**SOURCE DATA:**
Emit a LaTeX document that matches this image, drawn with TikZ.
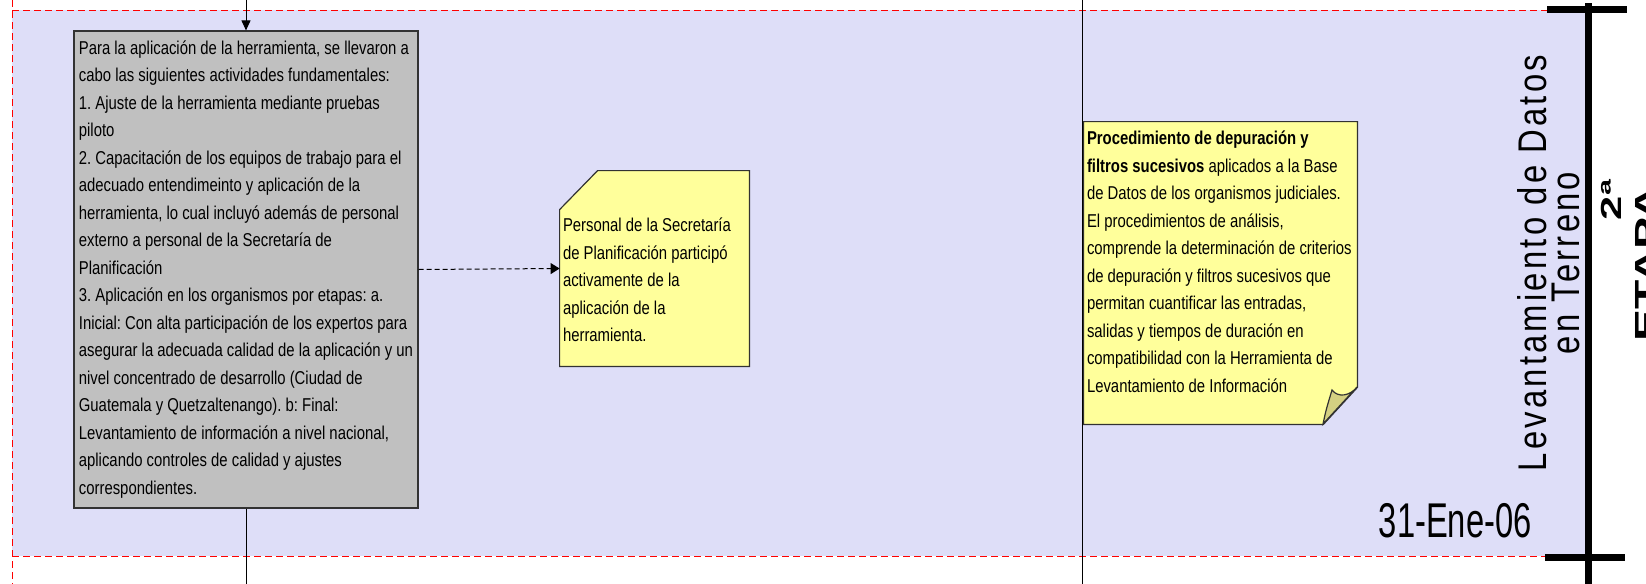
\documentclass[tikz,border=0pt]{standalone}
\usepackage{fontspec}
\setmainfont{Liberation Sans}[FakeStretch=0.8]
\newfontfamily\lanefont{Liberation Sans}[FakeStretch=0.82,LetterSpace=8]
\newfontfamily\datefont{Liberation Sans}[FakeStretch=0.67]
\newfontfamily\stagefont{Liberation Sans}[FakeStretch=1.5]
\usepackage{tikz}
\usetikzlibrary{arrows.meta}
\usetikzlibrary{calc}
\definecolor{lanebg}{RGB}{222,222,248}
\definecolor{boxgray}{RGB}{192,192,192}
\definecolor{boxline}{RGB}{50,50,50}
\definecolor{noteyellow}{RGB}{255,255,155}
\definecolor{notefold}{RGB}{212,208,130}
\frenchspacing

\begin{document}
\begin{tikzpicture}[x=0.5pt,y=-0.5pt,
    txt/.style={font=\fontsize{9.3pt}{13.75pt}\selectfont,align=left,inner sep=0pt},
    actbox/.style={txt,draw=boxline,fill=boxgray,line width=0.6pt,minimum width=172pt,minimum height=238.5pt},
    notebox/.style={draw=boxline,fill=noteyellow,line width=0.6pt},
    flow/.style={-{Triangle[length=5pt,width=4.5pt]},line width=0.5pt},
    pagedash/.style={red,line width=0.5pt,dash pattern=on 3.5pt off 2pt}]
    \useasboundingbox (0,0) rectangle (1646,584);

    % 背景泳道
    \fill[lanebg] (12,10) rectangle (1588,556);
    \draw[pagedash] (12,10) -- (1547,10);
    \draw[pagedash] (12,556) -- (1547,556);
    \draw[pagedash] (12,0) -- (12,584);

    \coordinate (divA) at (1082,0);
    \coordinate (divB) at (1082,584);
    \draw[line width=0.5pt] (divA) -- (divB);

    % 文本框
    \node[actbox] (actividades) at (246,269.5) {Para la aplicación de la herramienta, se llevaron a\\
cabo las siguientes actividades fundamentales:\\
1. Ajuste de la herramienta mediante pruebas\\
piloto\\
2. Capacitación de los equipos de trabajo para el\\
adecuado entendimeinto y aplicación de la\\
herramienta, lo cual incluyó además de personal\\
externo a personal de la Secretaría de\\
Planificación\\
3. Aplicación en los organismos por etapas: a.\\
Inicial: Con alta participación de los expertos para\\
asegurar la adecuada calidad de la aplicación y un\\
nivel concentrado de desarrollo (Ciudad de\\
Guatemala y Quetzaltenango). b: Final:\\
Levantamiento de información a nivel nacional,\\
aplicando controles de calidad y ajustes\\
correspondientes.};

    \node[minimum width=94.5pt,minimum height=97.5pt,inner sep=0pt] (personal) at (654.5,268.5) {};
    \draw[notebox] ($(personal.north west)+(0,39)$) -- ($(personal.north west)+(38,0)$)
        -- (personal.north east) -- (personal.south east) -- (personal.south west) -- cycle;
    \node[txt,anchor=north west] (personaltxt) at ($(personal.north west)+(3,47)$) {Personal de la Secretaría\\
de Planificación participó\\
activamente de la\\
aplicación de la\\
herramienta.};

    \node[minimum width=136.5pt,minimum height=151pt,inner sep=0pt] (depuracion) at (1220.5,273) {};
    \draw[notebox] (depuracion.north west) -- (depuracion.north east) -- ($(depuracion.south east)+(0,-37)$)
        -- ($(depuracion.south east)+(-34,0)$) -- (depuracion.south west) -- cycle;
    \draw[fill=notefold,line width=0.6pt,draw=boxline] (1323,424) .. controls (1326,410) .. (1332,390)
        .. controls (1338,398) and (1350,396) .. (1357,387) -- cycle;
    \node[txt,anchor=north west] (depuraciontxt) at ($(depuracion.north west)+(3,9)$) {\textbf{Procedimiento de depuración y}\\
\textbf{filtros sucesivos} aplicados a la Base\\
de Datos de los organismos judiciales.\\
El procedimientos de análisis,\\
comprende la determinación de criterios\\
de depuración y filtros sucesivos que\\
permitan cuantificar las entradas,\\
salidas y tiempos de duración en\\
compatibilidad con la Herramienta de\\
Levantamiento de Información};

    % 连线
    \coordinate (entrada) at (246,0);
    \coordinate (salida) at (246,584);
    \draw[flow] (entrada) -- (actividades.north);
    \draw[line width=0.5pt] (actividades.south) -- (salida);
    \draw[-{Triangle[length=4.5pt,width=5.5pt]},line width=0.5pt,dash pattern=on 2.5pt off 1.5pt] (actividades.east) -- (personal.west);

    % 标签
    \node[rotate=90,align=center,inner sep=0pt,font=\lanefont\fontsize{20pt}{16.5pt}\selectfont] (lane) at (1549,263) {Levantamiento de Datos\\en Terreno};
    \node[anchor=base east,inner sep=0pt,font=\datefont\fontsize{24.4pt}{29pt}\selectfont] (fecha) at (1532,537) {31-Ene-06};

    \draw[line width=3.5pt] (1588,3) -- (1588,584);
    \draw[line width=3.5pt] (1547,9.5) -- (1627,9.5);
    \draw[line width=3.5pt] (1545,557) -- (1625,557);

    \node[rotate=90,inner sep=0pt,font=\stagefont\bfseries\fontsize{14.5pt}{17pt}\selectfont] (etapa) at (1611,200) {2ª};
    \node[rotate=90,anchor=north west,inner sep=0pt,font=\stagefont\bfseries\fontsize{16pt}{19pt}\selectfont] (etapanombre) at (1635,342) {ETAPA};
\end{tikzpicture}
\end{document}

**SET EXERCISE:** Omit every picture, then reproduce the rest of the listing exactly.

**RESPONSE TO THE TASK:**
Emit a LaTeX document that matches this image, drawn with TikZ.
\documentclass[tikz,border=0pt]{standalone}
\usepackage{fontspec}
\setmainfont{Liberation Sans}[FakeStretch=0.8]
\newfontfamily\lanefont{Liberation Sans}[FakeStretch=0.82,LetterSpace=8]
\newfontfamily\datefont{Liberation Sans}[FakeStretch=0.67]
\newfontfamily\stagefont{Liberation Sans}[FakeStretch=1.5]
\usepackage{tikz}
\usetikzlibrary{arrows.meta}
\usetikzlibrary{calc}
\definecolor{lanebg}{RGB}{222,222,248}
\definecolor{boxgray}{RGB}{192,192,192}
\definecolor{boxline}{RGB}{50,50,50}
\definecolor{noteyellow}{RGB}{255,255,155}
\definecolor{notefold}{RGB}{212,208,130}
\frenchspacing

\begin{document}
\begin{tikzpicture}[x=0.5pt,y=-0.5pt,
    txt/.style={font=\fontsize{9.3pt}{13.75pt}\selectfont,align=left,inner sep=0pt},
    actbox/.style={txt,draw=boxline,fill=boxgray,line width=0.6pt,minimum width=172pt,minimum height=238.5pt},
    notebox/.style={draw=boxline,fill=noteyellow,line width=0.6pt},
    flow/.style={-{Triangle[length=5pt,width=4.5pt]},line width=0.5pt},
    pagedash/.style={red,line width=0.5pt,dash pattern=on 3.5pt off 2pt}]
    \useasboundingbox (0,0) rectangle (1646,584);

    % 背景泳道
    \fill[lanebg] (12,10) rectangle (1588,556);
    \draw[pagedash] (12,10) -- (1547,10);
    \draw[pagedash] (12,556) -- (1547,556);
    \draw[pagedash] (12,0) -- (12,584);

    \coordinate (divA) at (1082,0);
    \coordinate (divB) at (1082,584);
    \draw[line width=0.5pt] (divA) -- (divB);

    % 文本框
    \node[actbox] (actividades) at (246,269.5) {Para la aplicación de la herramienta, se llevaron a\\
cabo las siguientes actividades fundamentales:\\
1. Ajuste de la herramienta mediante pruebas\\
piloto\\
2. Capacitación de los equipos de trabajo para el\\
adecuado entendimeinto y aplicación de la\\
herramienta, lo cual incluyó además de personal\\
externo a personal de la Secretaría de\\
Planificación\\
3. Aplicación en los organismos por etapas: a.\\
Inicial: Con alta participación de los expertos para\\
asegurar la adecuada calidad de la aplicación y un\\
nivel concentrado de desarrollo (Ciudad de\\
Guatemala y Quetzaltenango). b: Final:\\
Levantamiento de información a nivel nacional,\\
aplicando controles de calidad y ajustes\\
correspondientes.};

    \node[minimum width=94.5pt,minimum height=97.5pt,inner sep=0pt] (personal) at (654.5,268.5) {};
    \draw[notebox] ($(personal.north west)+(0,39)$) -- ($(personal.north west)+(38,0)$)
        -- (personal.north east) -- (personal.south east) -- (personal.south west) -- cycle;
    \node[txt,anchor=north west] (personaltxt) at ($(personal.north west)+(3,47)$) {Personal de la Secretaría\\
de Planificación participó\\
activamente de la\\
aplicación de la\\
herramienta.};

    \node[minimum width=136.5pt,minimum height=151pt,inner sep=0pt] (depuracion) at (1220.5,273) {};
    \draw[notebox] (depuracion.north west) -- (depuracion.north east) -- ($(depuracion.south east)+(0,-37)$)
        -- ($(depuracion.south east)+(-34,0)$) -- (depuracion.south west) -- cycle;
    \draw[fill=notefold,line width=0.6pt,draw=boxline] (1323,424) .. controls (1326,410) .. (1332,390)
        .. controls (1338,398) and (1350,396) .. (1357,387) -- cycle;
    \node[txt,anchor=north west] (depuraciontxt) at ($(depuracion.north west)+(3,9)$) {\textbf{Procedimiento de depuración y}\\
\textbf{filtros sucesivos} aplicados a la Base\\
de Datos de los organismos judiciales.\\
El procedimientos de análisis,\\
comprende la determinación de criterios\\
de depuración y filtros sucesivos que\\
permitan cuantificar las entradas,\\
salidas y tiempos de duración en\\
compatibilidad con la Herramienta de\\
Levantamiento de Información};

    % 连线
    \coordinate (entrada) at (246,0);
    \coordinate (salida) at (246,584);
    \draw[flow] (entrada) -- (actividades.north);
    \draw[line width=0.5pt] (actividades.south) -- (salida);
    \draw[-{Triangle[length=4.5pt,width=5.5pt]},line width=0.5pt,dash pattern=on 2.5pt off 1.5pt] (actividades.east) -- (personal.west);

    % 标签
    \node[rotate=90,align=center,inner sep=0pt,font=\lanefont\fontsize{20pt}{16.5pt}\selectfont] (lane) at (1549,263) {Levantamiento de Datos\\en Terreno};
    \node[anchor=base east,inner sep=0pt,font=\datefont\fontsize{24.4pt}{29pt}\selectfont] (fecha) at (1532,537) {31-Ene-06};

    \draw[line width=3.5pt] (1588,3) -- (1588,584);
    \draw[line width=3.5pt] (1547,9.5) -- (1627,9.5);
    \draw[line width=3.5pt] (1545,557) -- (1625,557);

    \node[rotate=90,inner sep=0pt,font=\stagefont\bfseries\fontsize{14.5pt}{17pt}\selectfont] (etapa) at (1611,200) {2ª};
    \node[rotate=90,anchor=north west,inner sep=0pt,font=\stagefont\bfseries\fontsize{16pt}{19pt}\selectfont] (etapanombre) at (1635,342) {ETAPA};
\end{tikzpicture}
\end{document}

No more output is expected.